Exercise aim :: Return each line of the material verbatim.

>> BEGIN Information supplied

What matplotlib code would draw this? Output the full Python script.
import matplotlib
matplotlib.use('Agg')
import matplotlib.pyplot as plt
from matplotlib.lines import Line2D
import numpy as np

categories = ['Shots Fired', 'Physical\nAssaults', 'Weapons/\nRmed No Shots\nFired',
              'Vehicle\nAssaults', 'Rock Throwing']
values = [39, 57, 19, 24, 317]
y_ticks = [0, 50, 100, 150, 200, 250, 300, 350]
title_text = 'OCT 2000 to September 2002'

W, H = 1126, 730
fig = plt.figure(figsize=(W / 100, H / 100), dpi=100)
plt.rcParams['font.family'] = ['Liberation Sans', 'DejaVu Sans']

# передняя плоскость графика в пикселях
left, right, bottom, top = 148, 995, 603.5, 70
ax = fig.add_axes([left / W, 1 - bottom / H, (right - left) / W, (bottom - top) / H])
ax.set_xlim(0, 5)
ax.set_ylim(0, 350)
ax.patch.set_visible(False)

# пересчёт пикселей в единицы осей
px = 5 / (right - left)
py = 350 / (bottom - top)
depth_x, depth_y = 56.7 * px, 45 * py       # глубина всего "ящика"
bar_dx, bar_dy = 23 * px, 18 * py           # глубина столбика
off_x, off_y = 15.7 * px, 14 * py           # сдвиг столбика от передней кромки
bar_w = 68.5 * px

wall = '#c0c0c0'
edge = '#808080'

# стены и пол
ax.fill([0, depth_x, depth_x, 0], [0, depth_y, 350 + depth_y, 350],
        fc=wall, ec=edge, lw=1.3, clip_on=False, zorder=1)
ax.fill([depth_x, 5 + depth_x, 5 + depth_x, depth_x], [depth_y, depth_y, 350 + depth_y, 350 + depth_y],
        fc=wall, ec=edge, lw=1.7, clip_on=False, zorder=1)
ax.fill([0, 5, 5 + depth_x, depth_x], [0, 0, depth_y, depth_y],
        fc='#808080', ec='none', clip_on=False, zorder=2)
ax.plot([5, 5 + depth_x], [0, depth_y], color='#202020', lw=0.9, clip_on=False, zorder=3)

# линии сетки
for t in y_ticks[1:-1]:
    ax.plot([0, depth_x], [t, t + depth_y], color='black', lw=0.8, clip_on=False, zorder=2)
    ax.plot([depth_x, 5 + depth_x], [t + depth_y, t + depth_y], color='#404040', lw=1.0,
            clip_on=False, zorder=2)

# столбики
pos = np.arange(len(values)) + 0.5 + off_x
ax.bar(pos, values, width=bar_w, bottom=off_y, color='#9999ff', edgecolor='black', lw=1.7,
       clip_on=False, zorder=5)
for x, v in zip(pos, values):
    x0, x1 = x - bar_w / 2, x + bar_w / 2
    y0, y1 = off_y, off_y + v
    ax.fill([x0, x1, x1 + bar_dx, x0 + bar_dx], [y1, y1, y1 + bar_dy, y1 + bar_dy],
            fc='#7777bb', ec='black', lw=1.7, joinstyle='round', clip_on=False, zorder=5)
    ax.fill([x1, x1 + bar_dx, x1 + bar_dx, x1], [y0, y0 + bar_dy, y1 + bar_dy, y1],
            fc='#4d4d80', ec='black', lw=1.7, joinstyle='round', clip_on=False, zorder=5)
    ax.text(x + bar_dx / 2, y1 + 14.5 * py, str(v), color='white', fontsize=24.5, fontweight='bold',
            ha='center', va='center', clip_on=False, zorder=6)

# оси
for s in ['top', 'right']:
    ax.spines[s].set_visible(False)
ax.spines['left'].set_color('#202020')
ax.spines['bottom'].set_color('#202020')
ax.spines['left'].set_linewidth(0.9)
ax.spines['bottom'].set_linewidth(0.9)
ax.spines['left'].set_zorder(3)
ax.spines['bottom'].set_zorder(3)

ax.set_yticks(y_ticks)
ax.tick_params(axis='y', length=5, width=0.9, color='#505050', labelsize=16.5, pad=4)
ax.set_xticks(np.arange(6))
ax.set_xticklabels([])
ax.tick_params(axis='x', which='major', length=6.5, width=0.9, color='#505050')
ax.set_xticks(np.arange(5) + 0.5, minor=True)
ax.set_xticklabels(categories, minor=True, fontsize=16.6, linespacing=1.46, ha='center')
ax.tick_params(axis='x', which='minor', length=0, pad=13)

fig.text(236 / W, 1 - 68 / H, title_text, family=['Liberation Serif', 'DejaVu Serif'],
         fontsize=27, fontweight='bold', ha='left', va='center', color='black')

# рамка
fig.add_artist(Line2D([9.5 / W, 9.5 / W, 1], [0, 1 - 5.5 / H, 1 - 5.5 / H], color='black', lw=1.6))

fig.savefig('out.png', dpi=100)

>> END Information supplied

Solution ::
What matplotlib code would draw this? Output the full Python script.
import matplotlib
matplotlib.use('Agg')
import matplotlib.pyplot as plt
from matplotlib.lines import Line2D
import numpy as np

categories = ['Shots Fired', 'Physical\nAssaults', 'Weapons/\nRmed No Shots\nFired',
              'Vehicle\nAssaults', 'Rock Throwing']
values = [39, 57, 19, 24, 317]
y_ticks = [0, 50, 100, 150, 200, 250, 300, 350]
title_text = 'OCT 2000 to September 2002'

W, H = 1126, 730
fig = plt.figure(figsize=(W / 100, H / 100), dpi=100)
plt.rcParams['font.family'] = ['Liberation Sans', 'DejaVu Sans']

# передняя плоскость графика в пикселях
left, right, bottom, top = 148, 995, 603.5, 70
ax = fig.add_axes([left / W, 1 - bottom / H, (right - left) / W, (bottom - top) / H])
ax.set_xlim(0, 5)
ax.set_ylim(0, 350)
ax.patch.set_visible(False)

# пересчёт пикселей в единицы осей
px = 5 / (right - left)
py = 350 / (bottom - top)
depth_x, depth_y = 56.7 * px, 45 * py       # глубина всего "ящика"
bar_dx, bar_dy = 23 * px, 18 * py           # глубина столбика
off_x, off_y = 15.7 * px, 14 * py           # сдвиг столбика от передней кромки
bar_w = 68.5 * px

wall = '#c0c0c0'
edge = '#808080'

# стены и пол
ax.fill([0, depth_x, depth_x, 0], [0, depth_y, 350 + depth_y, 350],
        fc=wall, ec=edge, lw=1.3, clip_on=False, zorder=1)
ax.fill([depth_x, 5 + depth_x, 5 + depth_x, depth_x], [depth_y, depth_y, 350 + depth_y, 350 + depth_y],
        fc=wall, ec=edge, lw=1.7, clip_on=False, zorder=1)
ax.fill([0, 5, 5 + depth_x, depth_x], [0, 0, depth_y, depth_y],
        fc='#808080', ec='none', clip_on=False, zorder=2)
ax.plot([5, 5 + depth_x], [0, depth_y], color='#202020', lw=0.9, clip_on=False, zorder=3)

# линии сетки
for t in y_ticks[1:-1]:
    ax.plot([0, depth_x], [t, t + depth_y], color='black', lw=0.8, clip_on=False, zorder=2)
    ax.plot([depth_x, 5 + depth_x], [t + depth_y, t + depth_y], color='#404040', lw=1.0,
            clip_on=False, zorder=2)

# столбики
pos = np.arange(len(values)) + 0.5 + off_x
ax.bar(pos, values, width=bar_w, bottom=off_y, color='#9999ff', edgecolor='black', lw=1.7,
       clip_on=False, zorder=5)
for x, v in zip(pos, values):
    x0, x1 = x - bar_w / 2, x + bar_w / 2
    y0, y1 = off_y, off_y + v
    ax.fill([x0, x1, x1 + bar_dx, x0 + bar_dx], [y1, y1, y1 + bar_dy, y1 + bar_dy],
            fc='#7777bb', ec='black', lw=1.7, joinstyle='round', clip_on=False, zorder=5)
    ax.fill([x1, x1 + bar_dx, x1 + bar_dx, x1], [y0, y0 + bar_dy, y1 + bar_dy, y1],
            fc='#4d4d80', ec='black', lw=1.7, joinstyle='round', clip_on=False, zorder=5)
    ax.text(x + bar_dx / 2, y1 + 14.5 * py, str(v), color='white', fontsize=24.5, fontweight='bold',
            ha='center', va='center', clip_on=False, zorder=6)

# оси
for s in ['top', 'right']:
    ax.spines[s].set_visible(False)
ax.spines['left'].set_color('#202020')
ax.spines['bottom'].set_color('#202020')
ax.spines['left'].set_linewidth(0.9)
ax.spines['bottom'].set_linewidth(0.9)
ax.spines['left'].set_zorder(3)
ax.spines['bottom'].set_zorder(3)

ax.set_yticks(y_ticks)
ax.tick_params(axis='y', length=5, width=0.9, color='#505050', labelsize=16.5, pad=4)
ax.set_xticks(np.arange(6))
ax.set_xticklabels([])
ax.tick_params(axis='x', which='major', length=6.5, width=0.9, color='#505050')
ax.set_xticks(np.arange(5) + 0.5, minor=True)
ax.set_xticklabels(categories, minor=True, fontsize=16.6, linespacing=1.46, ha='center')
ax.tick_params(axis='x', which='minor', length=0, pad=13)

fig.text(236 / W, 1 - 68 / H, title_text, family=['Liberation Serif', 'DejaVu Serif'],
         fontsize=27, fontweight='bold', ha='left', va='center', color='black')

# рамка
fig.add_artist(Line2D([9.5 / W, 9.5 / W, 1], [0, 1 - 5.5 / H, 1 - 5.5 / H], color='black', lw=1.6))

fig.savefig('out.png', dpi=100)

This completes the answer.